Sydney's Faculty of Arts and Social Sciences merely exemplifies the depths to which the humanities departments across the nation have sunk.  Whether it be History, English, Anthropology or Social Sciences, everything is now geared towards the intellectual equivalent of a totalitarian state governed by one orthodoxy;  identity politics.  This has been exposed in my latest report The Humanities in Crisis.  An Audit of Taxpayer-funded ARC Grants which looks at the sorts of humanities projects which have been funded since 2002.

According to the Australian Research Council, its purpose is "to grow knowledge and innovation for the benefit of the Australian community" and that "the outcomes of ARC-funded research deliver cultural, economic, social and environmental benefits to all Australians".  One would hope therefore, that the research undertaken in the last seventeen years would benefit society at large and would make a positive and indelible impact on Australia, improve citizens lives and ensure its continued success as a prosperous, peaceful and stable nation.  There is an enormous disconnect between the stated aims of the ARC and the quality of the proposals which have been funded by taxpayers for nearly two decades.

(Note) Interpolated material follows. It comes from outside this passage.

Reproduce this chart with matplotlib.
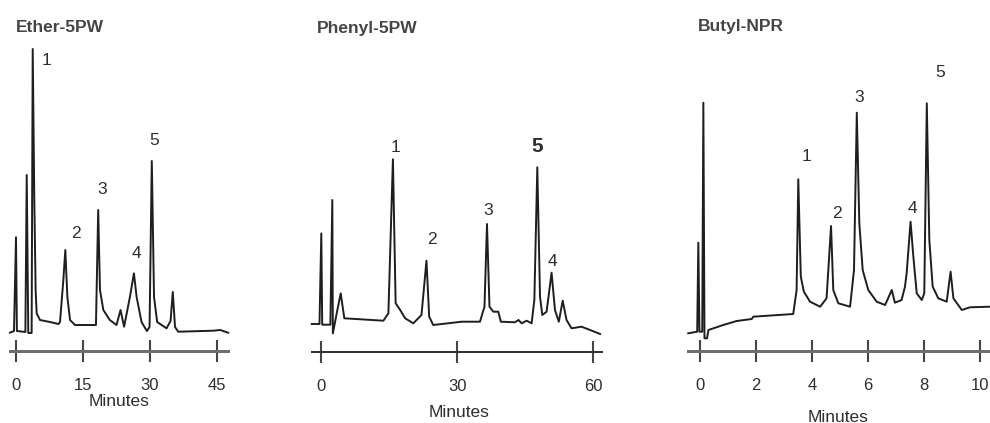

Since 2002, the ARC has distributed a total of $1.34 billion in funding to humanities projects which are narrow in scope, often incomprehensible and which reflect the current obsession with identity politics, cultural studies, critical theory and radical feminism.  Examples are as numerous as they are terrible.  Academics at the University of Sydney pocketed $735K for a cultural studies research project called "Reconceiving the queer public sphere;  an interdisciplinary analysis of same-sex couple domesticity", by "critically analysing queer home life to transform current understandings of the relation between homosexuality, private life and the public sphere".  At Melbourne University the ARC awarded $100K to a cultural studies project examining "Female stardom and gay subcultural reception" while James Cook University was given $2.7 million to look at "How gender shapes the world;  a linguistic perspective", which would "enhance our nation's capacity to interpret and manage gender roles in multicultural contexts".

There is no doubt the humanities are in a state of crisis because academics have rejected the cornerstones of Western Civilisation.  In doing so, they have cut both themselves and their students off from truth, reason and knowledge.  They have taken control of, and are despoiling the very culture they are occupying.